(Hermés Caléche)
What I feel I should be wearing with it:
(Blumarine S/S 2007)
I've seen Caléche described as an aldehyde, but for me it's a bright, green-floral chypre. There are several white floral notes in it, as well as some citrus-y notes like bergamot. Well-placed bergamot is almost a guarantee that I'll like a fragrance. There's something about it that makes a perfume so bright and sparkling and... tart. Straight-up lemon notes leave me cold, but good bergamot really makes my mouth water a little. The oakmoss is unmistakable, but it never gets the sharp edge of many less well-balanced fragrances in this family, it just gives it a woody dryness that I love. It's a chypre to try if you're not sure you can wear chypres, it's far more user-friendly than a lot of the classics. Caléche isn't moody, she doesn't sulk in her room like Mitsouko. She goes out, has lunch with her girlfriends, laughs at your jokes and makes a lot of her own. Caléche is very elegant, very sophisticated, very French, but not in the least bit aloof. She's not the Parisienne who eyes you up & down disapprovingly, she's the one who unties the Hermés scarf from her own neck and lovingly knots it around yours, making a gift of it because the colors suit you better than her. Caléche may be the one chypre you'll ever find that you'll want to wear on a sunny day. It really is beautiful.
Caléche was originally released in 1961 and created for Hermés by Guy Robert, who is no slouch as a parfumeur, having also given us Équipage (another of my favorites), Monsieur Rochas and the much-beloved Dioressence, among others. The fragrance was reformulated in 1992, and I've never smelled the original so I can't compare them. The formulation I have is the Soie de Parfum, which as far as I can tell means "EdP" in Hermésspeak. Every time I wear a perfume I love from Hermés (and there are many), I marvel at how this house sort of flies under the radar a little in the perfume world. Sure, we all get excited when the brilliant Jean-Claude Ellena (or as I like to call him, myboyfriendJean-Claude) releases a new Hermessence, but in general they don't seem to spark the same sort of admiration or slavish devotion as say, Malle or Lutens. I think this is a bit of a shame.
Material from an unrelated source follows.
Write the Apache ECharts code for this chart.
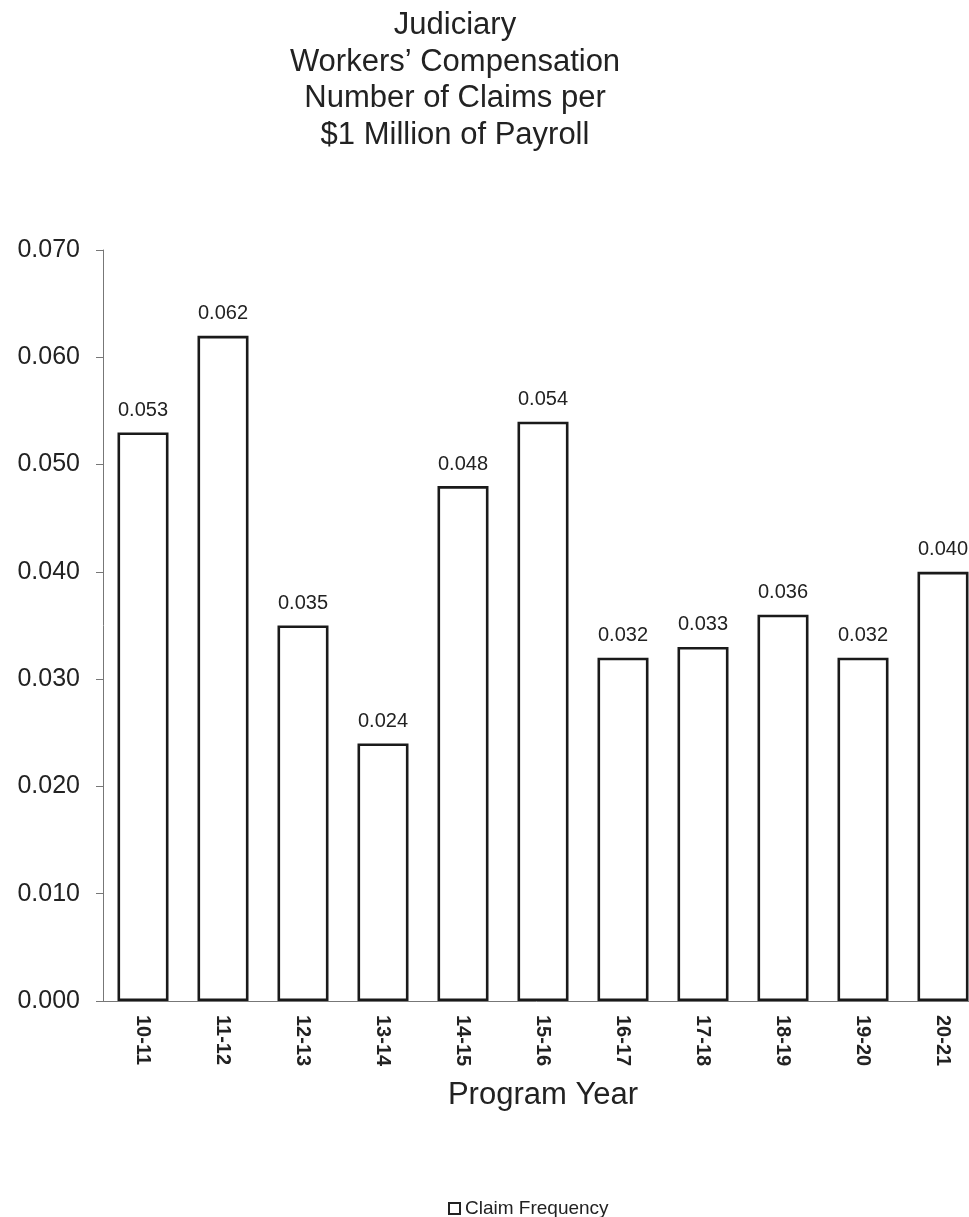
<!DOCTYPE html>
<html>
<head>
<meta charset="utf-8">
<script src="https://cdn.jsdelivr.net/npm/echarts@6/dist/echarts.min.js"></script>
<style>
html,body{margin:0;padding:0;background:#fff;}
#chart{width:969px;height:1217px;}
</style>
</head>
<body>
<div id="chart"></div>
<script>
const categories = ['10-11','11-12','12-13','13-14','14-15','15-16','16-17','17-18','18-19','19-20','20-21'];
const claimFrequency = [0.053,0.062,0.035,0.024,0.048,0.054,0.032,0.033,0.036,0.032,0.040];
const titleLines = ['Judiciary','Workers\u2019 Compensation','Number of Claims per','$1 Million of Payroll'];
const seriesName = 'Claim Frequency';
const xAxisName = 'Program Year';

const FONT = '"Liberation Sans", Arial, sans-serif';
const chart = echarts.init(document.getElementById('chart'));
chart.setOption({
  backgroundColor: '#fff',
  animation: false,
  title: {
    text: titleLines.join('\n'),
    left: 455, top: 7, textAlign: 'center', padding: 0,
    textStyle: { fontFamily: FONT, fontSize: 31, lineHeight: 36.7, fontWeight: 'normal', color: '#222' }
  },
  legend: {
    data: [seriesName],
    left: 443, top: 1194,
    icon: 'rect', itemWidth: 11, itemHeight: 11,
    itemStyle: { color: '#fff', borderColor: '#222', borderWidth: 2 },
    textStyle: { fontFamily: FONT, fontSize: 19, color: '#222' }
  },
  grid: { left: 103, top: 250, width: 880, height: 751, containLabel: false, outerBoundsMode: 'none' },
  xAxis: {
    type: 'category',
    data: categories,
    name: xAxisName,
    nameLocation: 'middle',
    nameGap: 79,
    nameTextStyle: { fontFamily: FONT, fontSize: 31, color: '#222' },
    axisLine: { lineStyle: { color: '#777', width: 1 } },
    axisTick: { show: false },
    axisLabel: { rotate: -90, margin: 14, fontFamily: FONT, fontSize: 20, fontWeight: 'bold', color: '#222' }
  },
  yAxis: {
    type: 'value',
    min: 0, max: 0.07, interval: 0.01,
    axisLine: { show: true, lineStyle: { color: '#777', width: 1 } },
    axisTick: { show: true, length: 7, lineStyle: { color: '#777' } },
    splitLine: { show: false },
    axisLabel: { margin: 23, fontFamily: FONT, fontSize: 25, color: '#222', formatter: v => v.toFixed(3) }
  },
  series: [{
    name: seriesName,
    type: 'bar',
    data: claimFrequency,
    barWidth: 51,
    itemStyle: { color: '#fff', borderColor: '#1a1a1a', borderWidth: 2.6 },
    label: {
      show: true, position: 'top', distance: 12,
      fontFamily: FONT, fontSize: 20, color: '#222',
      formatter: p => p.value.toFixed(3)
    }
  }]
});
</script>
</body>
</html>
Just about the only thing that prevents Hermés from being my top contender for Favorite House is their lack of a straight-up, ravishing amber. (Sure, I love Ambre Narguile, but it's a sweet, candied amber -- I'm talking about something down & dry & a little dirty like my beloved Ambre Sultan.) But their roster of fragrances is pretty darned impressive, and their packaging is always gorgeous -- no small thing to us hard-core perfumistas who like to look at pretty bottles full of pretty juice.
Have you tried Caléche? Let me know what you think of it!
Photos: Hermés.com, Style.com
1 comment:
I really should re-visit Caleche. My tastes have greatly expanded since the last time I tried it.
Another great Hermes that gets no respect: Rouge.